### [Work to be completed]
Using the records below, locate all lines containing "this" and return them.

### [Supplied entries]
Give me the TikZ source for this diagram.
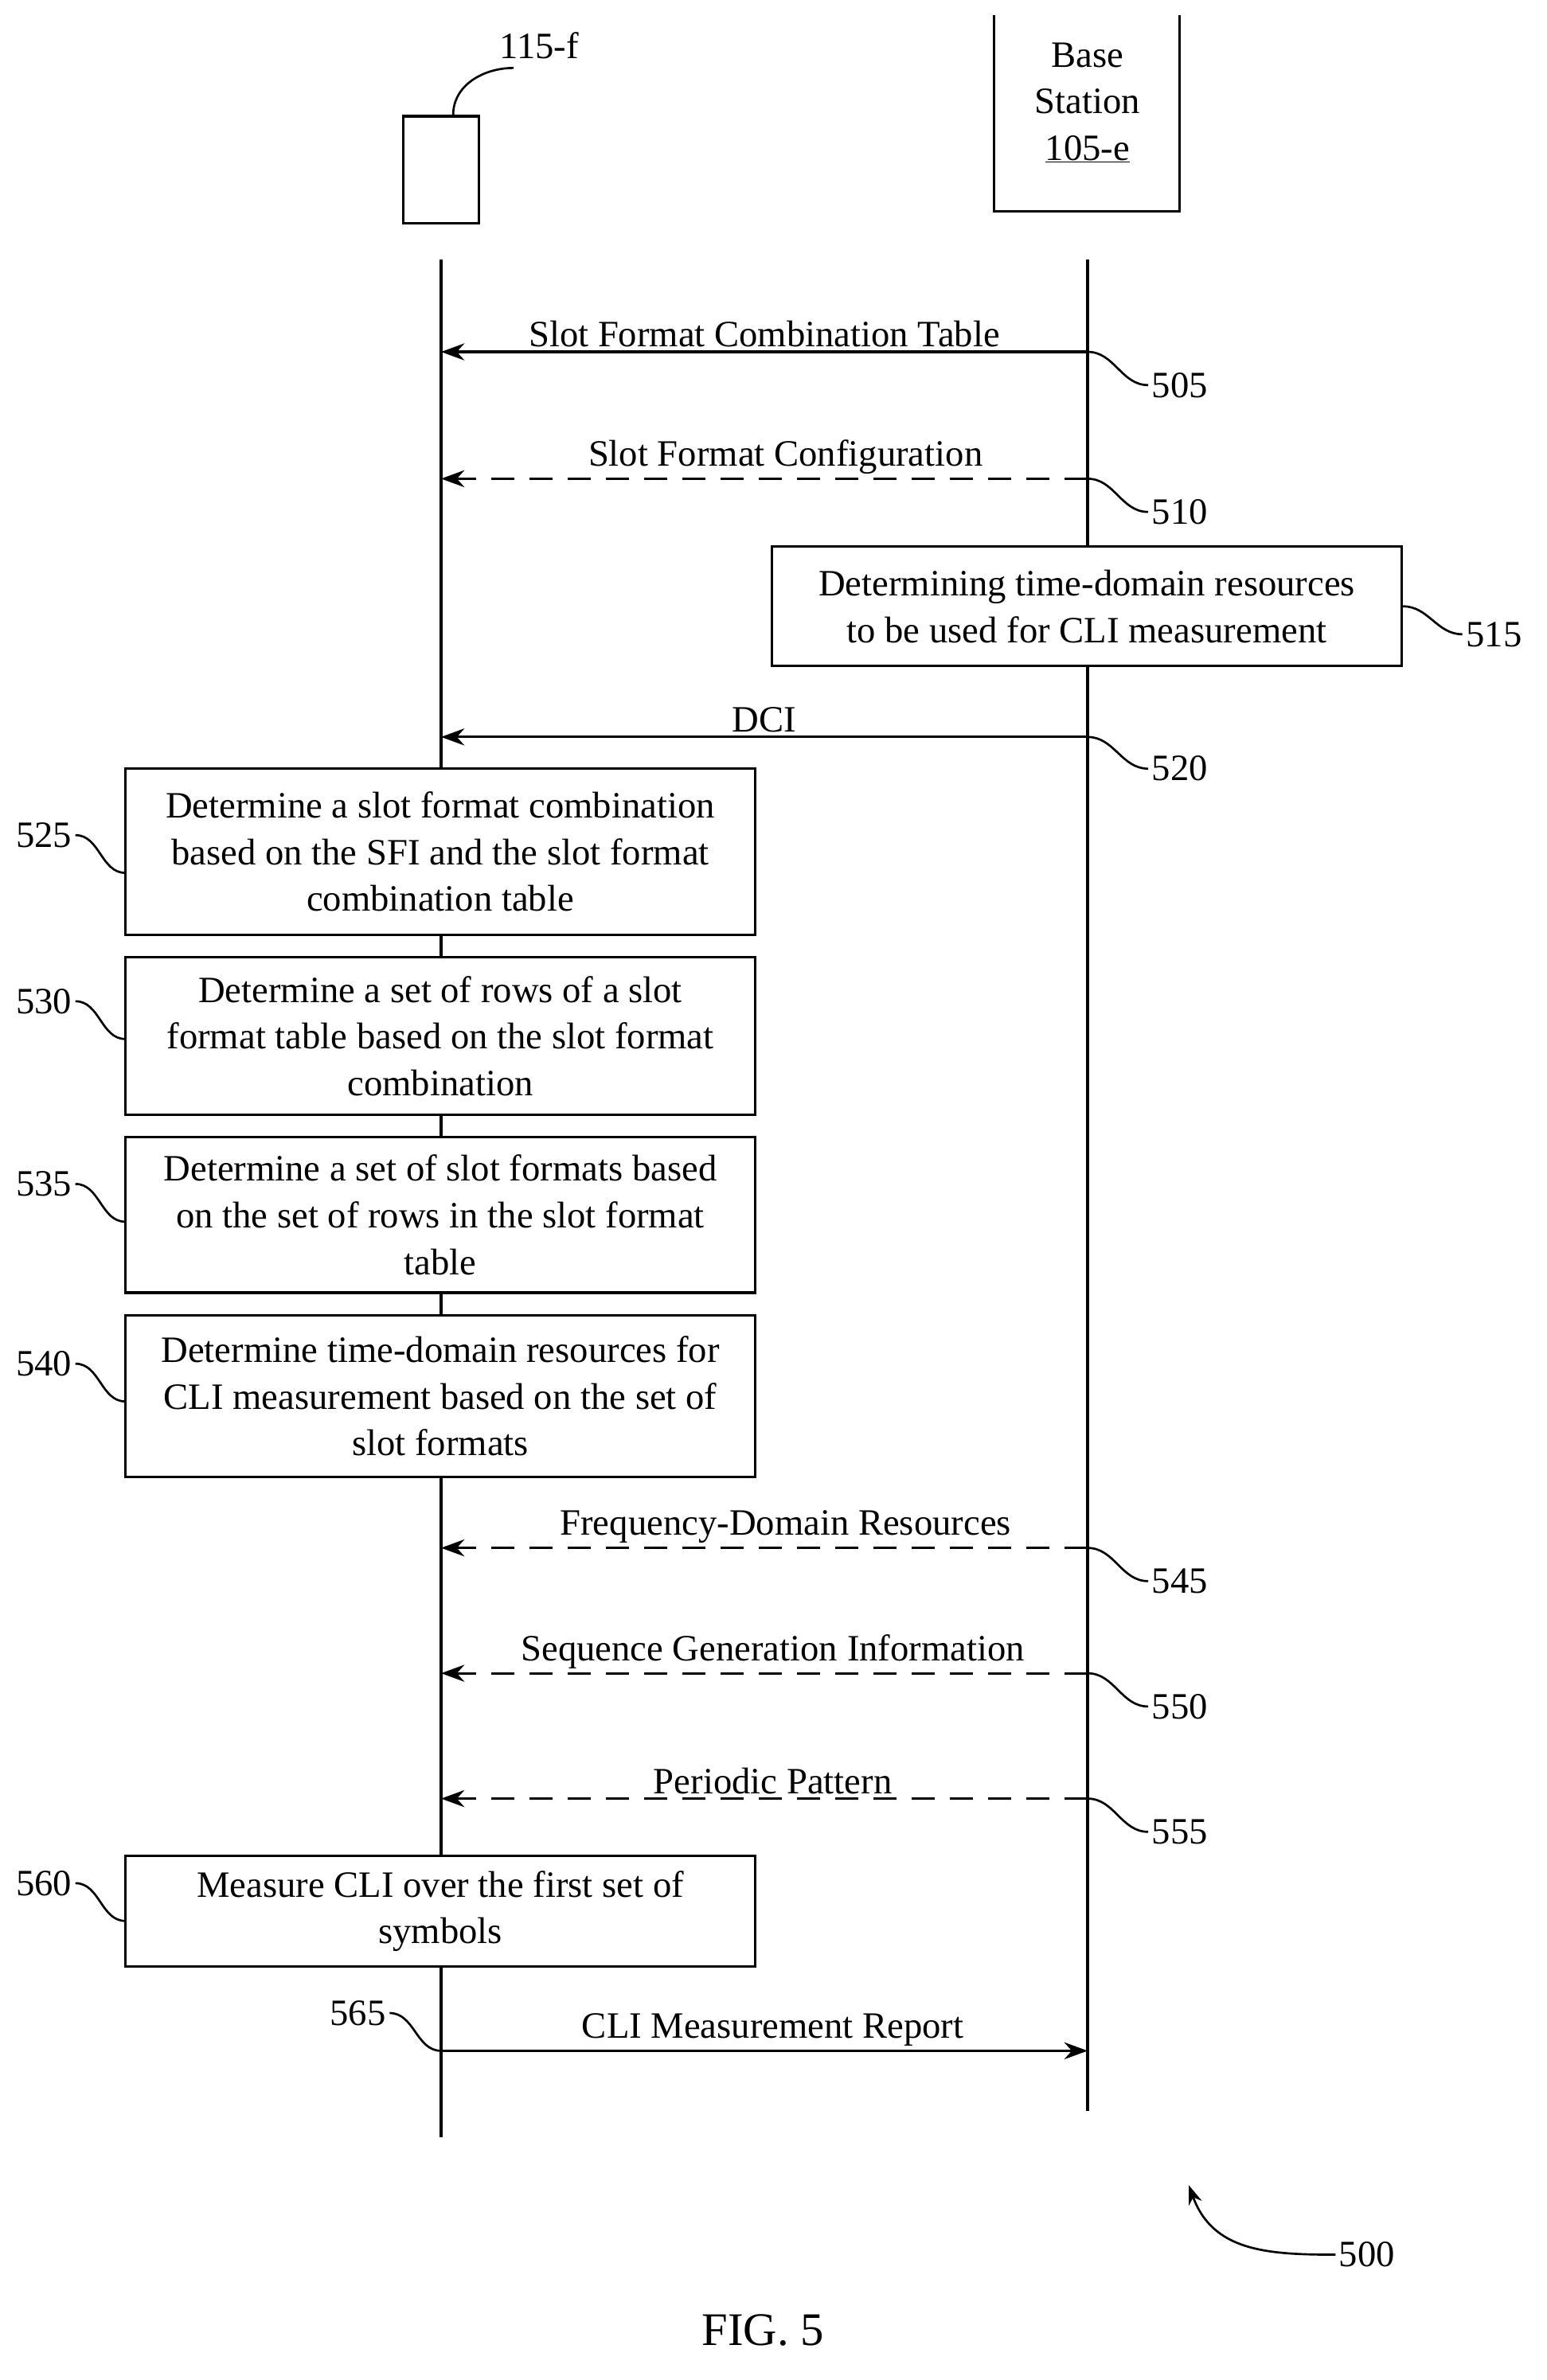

* * *

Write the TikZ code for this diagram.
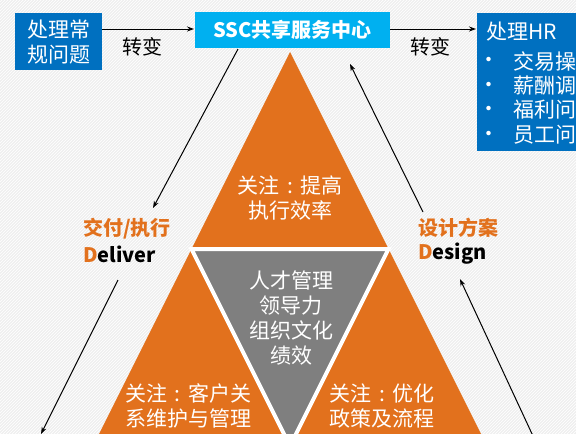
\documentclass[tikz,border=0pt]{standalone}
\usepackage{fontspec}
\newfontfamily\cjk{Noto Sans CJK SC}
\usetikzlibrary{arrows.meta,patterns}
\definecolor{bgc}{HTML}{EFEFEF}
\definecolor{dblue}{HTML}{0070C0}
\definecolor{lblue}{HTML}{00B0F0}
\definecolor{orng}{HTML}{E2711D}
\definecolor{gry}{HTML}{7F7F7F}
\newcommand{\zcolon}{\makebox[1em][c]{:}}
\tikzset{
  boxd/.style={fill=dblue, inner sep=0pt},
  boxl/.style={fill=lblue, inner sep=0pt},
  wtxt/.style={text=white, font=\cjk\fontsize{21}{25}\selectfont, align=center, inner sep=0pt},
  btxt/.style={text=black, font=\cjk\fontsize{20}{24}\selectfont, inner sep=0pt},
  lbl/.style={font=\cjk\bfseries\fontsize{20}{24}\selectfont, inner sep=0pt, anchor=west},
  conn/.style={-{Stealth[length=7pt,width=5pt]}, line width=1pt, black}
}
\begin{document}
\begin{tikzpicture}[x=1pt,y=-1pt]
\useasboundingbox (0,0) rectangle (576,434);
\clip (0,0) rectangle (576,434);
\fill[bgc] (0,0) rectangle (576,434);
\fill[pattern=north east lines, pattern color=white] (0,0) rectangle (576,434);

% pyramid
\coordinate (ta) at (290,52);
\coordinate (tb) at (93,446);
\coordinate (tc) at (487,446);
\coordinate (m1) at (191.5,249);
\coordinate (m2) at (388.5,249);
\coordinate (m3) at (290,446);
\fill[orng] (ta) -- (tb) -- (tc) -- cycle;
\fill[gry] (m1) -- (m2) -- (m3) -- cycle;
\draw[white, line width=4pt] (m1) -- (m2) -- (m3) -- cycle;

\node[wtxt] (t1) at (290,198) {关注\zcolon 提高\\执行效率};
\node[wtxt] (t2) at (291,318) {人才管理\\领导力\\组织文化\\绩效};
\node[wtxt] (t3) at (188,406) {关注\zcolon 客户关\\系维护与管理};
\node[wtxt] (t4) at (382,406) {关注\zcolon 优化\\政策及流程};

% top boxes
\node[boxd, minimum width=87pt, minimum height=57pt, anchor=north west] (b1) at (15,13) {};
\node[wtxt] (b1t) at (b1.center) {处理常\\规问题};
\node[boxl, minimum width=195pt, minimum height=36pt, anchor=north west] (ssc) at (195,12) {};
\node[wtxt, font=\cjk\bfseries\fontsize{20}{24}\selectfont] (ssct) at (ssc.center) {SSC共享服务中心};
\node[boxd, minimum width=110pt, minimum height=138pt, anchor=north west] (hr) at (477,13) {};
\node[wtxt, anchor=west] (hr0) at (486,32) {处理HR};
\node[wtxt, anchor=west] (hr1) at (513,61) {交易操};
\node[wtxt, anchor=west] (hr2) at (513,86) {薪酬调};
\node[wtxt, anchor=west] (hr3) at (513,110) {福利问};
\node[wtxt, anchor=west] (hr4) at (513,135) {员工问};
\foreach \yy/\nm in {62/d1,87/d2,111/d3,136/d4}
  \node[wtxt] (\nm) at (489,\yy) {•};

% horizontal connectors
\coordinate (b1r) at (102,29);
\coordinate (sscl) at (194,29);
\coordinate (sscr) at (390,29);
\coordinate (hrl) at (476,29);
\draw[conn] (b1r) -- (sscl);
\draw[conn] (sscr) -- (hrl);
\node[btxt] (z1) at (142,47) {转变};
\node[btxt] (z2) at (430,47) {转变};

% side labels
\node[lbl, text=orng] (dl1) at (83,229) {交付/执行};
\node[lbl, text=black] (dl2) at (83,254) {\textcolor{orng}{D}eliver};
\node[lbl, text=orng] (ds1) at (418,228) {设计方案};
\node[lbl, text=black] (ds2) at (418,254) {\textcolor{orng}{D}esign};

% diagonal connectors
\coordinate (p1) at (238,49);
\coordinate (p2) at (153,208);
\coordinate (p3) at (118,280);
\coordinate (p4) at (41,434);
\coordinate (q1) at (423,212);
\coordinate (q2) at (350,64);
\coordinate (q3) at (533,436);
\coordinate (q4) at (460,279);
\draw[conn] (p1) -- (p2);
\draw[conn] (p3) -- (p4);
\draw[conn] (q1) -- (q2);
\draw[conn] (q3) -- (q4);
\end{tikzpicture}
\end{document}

### [Answer to the problem]
Give me the TikZ source for this diagram.
Write the TikZ code for this diagram.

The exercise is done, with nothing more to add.